W dzisiejszych czasach, w których następuje odwrócenie pojęć moralnych a dobro zaczyna nazywać się złem, odwraca się także wizerunek lekarza. Jeszcze do niedawna, lekarz poświęcał się aby ratować chorego, natomiast dzisiaj każdy chory, szczególnie na bezobjawowy Covid-19, jest postrzegany jako zagrożenie dla lekarza.
Tak też było w przypadku mieszkanki naszego powiatu, której wyznaczono termin porodu na dzień 27 stycznia 2022 roku. Otrzymała ona od lekarza NZOZ , skierowanie na poród z cesarskim cięciem do kościerskiego szpitala. Wcześniej jednak poproszono aby pomimo tego, że była podwójnie zaszczepiona , bez dawki przypominającej, nie mając żadnych objawów, zrobiła test na Covid-19. Test niestety wyszedł pozytywny i od tego momentu zaczęły się problemy. Człowiek przestał być człowiekiem, a zaczął być dla systemu "przypadkiem", natomiast dla lekarzy zagrożeniem....
Na pacjentkę nałożono kwarantannę.
Szpital Specjalistyczny w Kościerzynie , nie przyjmuje na oddział ginekologiczny kobiet tzw. "Covidowych". Wyjątek stanowi zagrożenie życia dziecka lub matki. Dopiero w takiej sytuacji dla nikogo nie ma znaczenia, czy pacjent jest "dodatni" czy "ujemny".
Na pytanie, gdzie ma urodzić odpowiedziano, że powinna swoim transportem udać się do Gdańska.

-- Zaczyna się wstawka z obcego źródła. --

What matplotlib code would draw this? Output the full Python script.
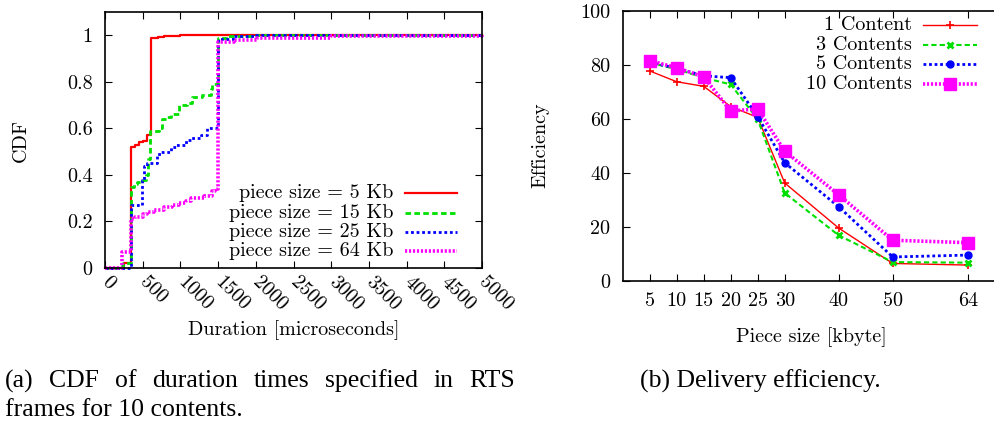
import matplotlib
matplotlib.use("Agg")
import matplotlib.pyplot as plt
from matplotlib.lines import Line2D

plt.rcParams['font.family'] = ['cmr10', 'DejaVu Serif']
plt.rcParams['mathtext.fontset'] = 'cm'
plt.rcParams['axes.formatter.use_mathtext'] = True

# ---------------- data: (a) CDF of durations ----------------
cdf_labels = ["piece size = 5 Kb", "piece size = 15 Kb",
              "piece size = 25 Kb", "piece size = 64 Kb"]
dur_5 = [0, 250, 349, 400, 450, 500, 552, 614, 700, 782, 1000, 5000]
cdf_5 = [0, 0.02, 0.52, 0.53, 0.54, 0.545, 0.57, 0.99, 0.993, 0.995, 1.0, 1.0]
dur_15 = [0, 200, 240, 349, 380, 428, 500, 540, 570, 592, 715, 760, 820, 870,
          980, 1091, 1157, 1290, 1400, 1422, 1500, 1600, 2000, 5000]
cdf_15 = [0, 0.01, 0.02, 0.35, 0.36, 0.37, 0.38, 0.40, 0.47, 0.59, 0.60, 0.64,
          0.65, 0.66, 0.70, 0.71, 0.735, 0.745, 0.77, 0.79, 0.99, 0.995, 1.0, 1.0]
dur_25 = [0, 349, 495, 517, 561, 693, 738, 870, 936, 1069, 1135, 1268, 1356,
          1500, 1700, 2000, 5000]
cdf_25 = [0, 0.27, 0.38, 0.44, 0.45, 0.49, 0.50, 0.52, 0.53, 0.55, 0.56, 0.57,
          0.60, 0.985, 0.995, 1.0, 1.0]
dur_64 = [0, 230, 349, 400, 500, 561, 649, 782, 892, 980, 1069, 1135, 1312,
          1422, 1460, 1500, 1709, 2018, 3000, 5000]
cdf_64 = [0, 0.07, 0.21, 0.22, 0.23, 0.24, 0.25, 0.26, 0.27, 0.28, 0.29, 0.30,
          0.31, 0.33, 0.34, 0.97, 0.98, 0.99, 0.995, 1.0]
dur_ticks = list(range(0, 5001, 500))
cdf_ticks = [0, 0.2, 0.4, 0.6, 0.8, 1.0]
cdf_tick_labels = ["0", "0.2", "0.4", "0.6", "0.8", "1"]

# ---------------- data: (b) delivery efficiency ----------------
piece_size = [5, 10, 15, 20, 25, 30, 40, 50, 64]
eff_labels = ["1 Content", "3 Contents", "5 Contents", "10 Contents"]
eff_1 = [77.8, 73.8, 72.1, 64.6, 60.6, 36.3, 19.6, 6.5, 5.9]
eff_3 = [80.9, 78.4, 75.3, 72.8, 59.9, 32.6, 16.9, 7.0, 6.8]
eff_5 = [81.0, 78.8, 76.0, 75.3, 60.9, 43.8, 27.5, 8.9, 9.6]
eff_10 = [81.6, 79.0, 75.6, 63.0, 63.7, 48.1, 31.9, 15.1, 14.2]
eff_ticks = [0, 20, 40, 60, 80, 100]

W, H = 994, 432
FS = 14.5
fig = plt.figure(figsize=(W / 100, H / 100), dpi=100)

def frac(l, t, r, b):
    return [l / W, (H - b) / H, (r - l) / W, (b - t) / H]

RED, GREEN, BLUE, MAG = '#ff0000', '#00e000', '#0000ff', '#ff00ff'
styles_a = [
    dict(color=RED, lw=1.6, ls='-'),
    dict(color=GREEN, lw=2.0, ls=(0, (2.0, 1.2))),
    dict(color=BLUE, lw=2.0, ls=(0, (1.0, 1.0))),
    dict(color=MAG, lw=2.6, ls=(0, (0.6, 0.5))),
]

# ---------------- panel (a) ----------------
ax1 = fig.add_axes(frac(105, 12, 482, 268))
series_a = [(dur_5, cdf_5), (dur_15, cdf_15), (dur_25, cdf_25), (dur_64, cdf_64)]
for (x, y), st in zip(series_a, styles_a):
    ax1.plot(x, y, drawstyle='steps-post', clip_on=False, **st)
ax1.set_xlim(0, 5000)
ax1.set_ylim(0, 1.1)
ax1.set_xticks(dur_ticks)
ax1.set_xticklabels([str(v) for v in dur_ticks], rotation=-45,
                    ha='left', va='center', rotation_mode='anchor')
ax1.set_yticks(cdf_ticks)
ax1.set_yticklabels(cdf_tick_labels)
ax1.tick_params(direction='in', top=True, right=True, length=5, width=0.8,
                labelsize=FS)
ax1.tick_params(axis='y', pad=9)
ax1.tick_params(axis='x', pad=8)
ax1.set_ylabel("CDF", fontsize=FS)
ax1.yaxis.set_label_coords(-0.198, 0.5)
ax1.set_xlabel("Duration [microseconds]", fontsize=FS)
ax1.xaxis.set_label_coords(0.5, -0.205)
for s in ax1.spines.values():
    s.set_linewidth(1.2)

# legend drawn manually (right-aligned text, sample on the right)
leg_y_a = [0.293, 0.215, 0.141, 0.066]
for lab, st, yy in zip(cdf_labels, styles_a, leg_y_a):
    ax1.text(0.764, yy, lab, transform=ax1.transAxes, ha='right',
             va='center', fontsize=FS)
    ax1.add_line(Line2D([0.796, 0.934], [yy, yy], transform=ax1.transAxes,
                        **st))

# ---------------- panel (b) ----------------
ax2 = fig.add_axes(frac(622.7, 11, 1000.7, 281))
styles_b = [
    dict(color=RED, lw=1.0, ls='-', marker='+', ms=6, mew=1.2),
    dict(color=GREEN, lw=1.5, ls=(0, (2.5, 1.5)), marker='x', ms=5, mew=2),
    dict(color=BLUE, lw=2.0, ls=(0, (1.0, 1.0)), marker='o', ms=5),
    dict(color=MAG, lw=2.6, ls=(0, (0.6, 0.5)), marker='s', ms=8),
]
series_b = [eff_1, eff_3, eff_5, eff_10]
for y, st in zip(series_b, styles_b):
    ax2.plot(piece_size, y, clip_on=False, **st)
ax2.set_xlim(0, 70)
ax2.set_ylim(0, 100)
ax2.set_xticks(piece_size)
ax2.set_xticklabels([str(v) for v in piece_size])
ax2.set_yticks(eff_ticks)
ax2.set_yticklabels([str(v) for v in eff_ticks])
ax2.tick_params(direction='in', top=True, right=True, length=5, width=0.8,
                labelsize=FS)
ax2.tick_params(axis='y', pad=9)
ax2.tick_params(axis='x', pad=8)
ax2.set_ylabel("Efficiency", fontsize=FS)
ax2.yaxis.set_label_coords(-0.195, 0.504)
ax2.set_xlabel("Piece size [kbyte]", fontsize=FS)
ax2.xaxis.set_label_coords(0.5, -0.17)
for s in ax2.spines.values():
    s.set_linewidth(1.2)

leg_y_b = [0.948, 0.874, 0.803, 0.729]
for lab, st, yy in zip(eff_labels, styles_b, leg_y_b):
    ax2.text(0.765, yy, lab, transform=ax2.transAxes, ha='right',
             va='center', fontsize=FS)
    ln = dict(st)
    ln['marker'] = None
    ax2.add_line(Line2D([0.794, 0.937], [yy, yy], transform=ax2.transAxes,
                        **ln))
    ax2.add_line(Line2D([0.866], [yy], transform=ax2.transAxes, ls='none',
                        marker=st['marker'], ms=st['ms'],
                        mew=st.get('mew', 1), color=st['color']))

# ---------------- captions ----------------
cap_font = dict(family=['Liberation Serif', 'DejaVu Serif'], fontsize=18.5)
renderer = fig.canvas.get_renderer()
words = "(a) CDF of duration times specified in RTS".split()
x0, x1 = 5, 515
texts = [fig.text(0, 1 - 381 / H, w, va='center', ha='left', **cap_font)
         for w in words]
widths = [t.get_window_extent(renderer).width for t in texts]
gap = (x1 - x0 - sum(widths)) / (len(words) - 1)
xx = x0
for t, w in zip(texts, widths):
    t.set_x(xx / W)
    xx += w + gap
fig.text(5 / W, 1 - 410 / H, "frames for 10 contents.", va='center',
         ha='left', **cap_font)
fig.text(640 / W, 1 - 381 / H, "(b) Delivery efficiency.", va='center',
         ha='left', **cap_font)

fig.savefig("out.png", dpi=100)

Wyznaczonymi przez wojewodę placówkami do obsługi pacjentów tzw. " dodatnich" jest Uniwersyteckie Centrum Kliniczne, oraz Szpital Specjalistyczny na gdańskiej Zaspie.
Podczas rozmowy z UCK w Gdańsku usłyszała odpowiedź, że szpital na ten moment nie ma wolnych miejsc i ma szukać pomocy na Zaspie.
W tym momencie pojawiło się zasadnicze pytanie, kto ma pacjentkę zawieźć ? Sugerowano nawet, że powinna sama przyjechać. Kościerski "Sanepid" tłumaczy, że w tym przypadku transport do porodu, zorganizować powinien lekarz prowadzący ciążę.
W takiej sytuacji jedyna możliwość to czekać na .....wystąpienie zagrożenia życia matki lub dzieci i zadzwonić po karetkę ratunkową....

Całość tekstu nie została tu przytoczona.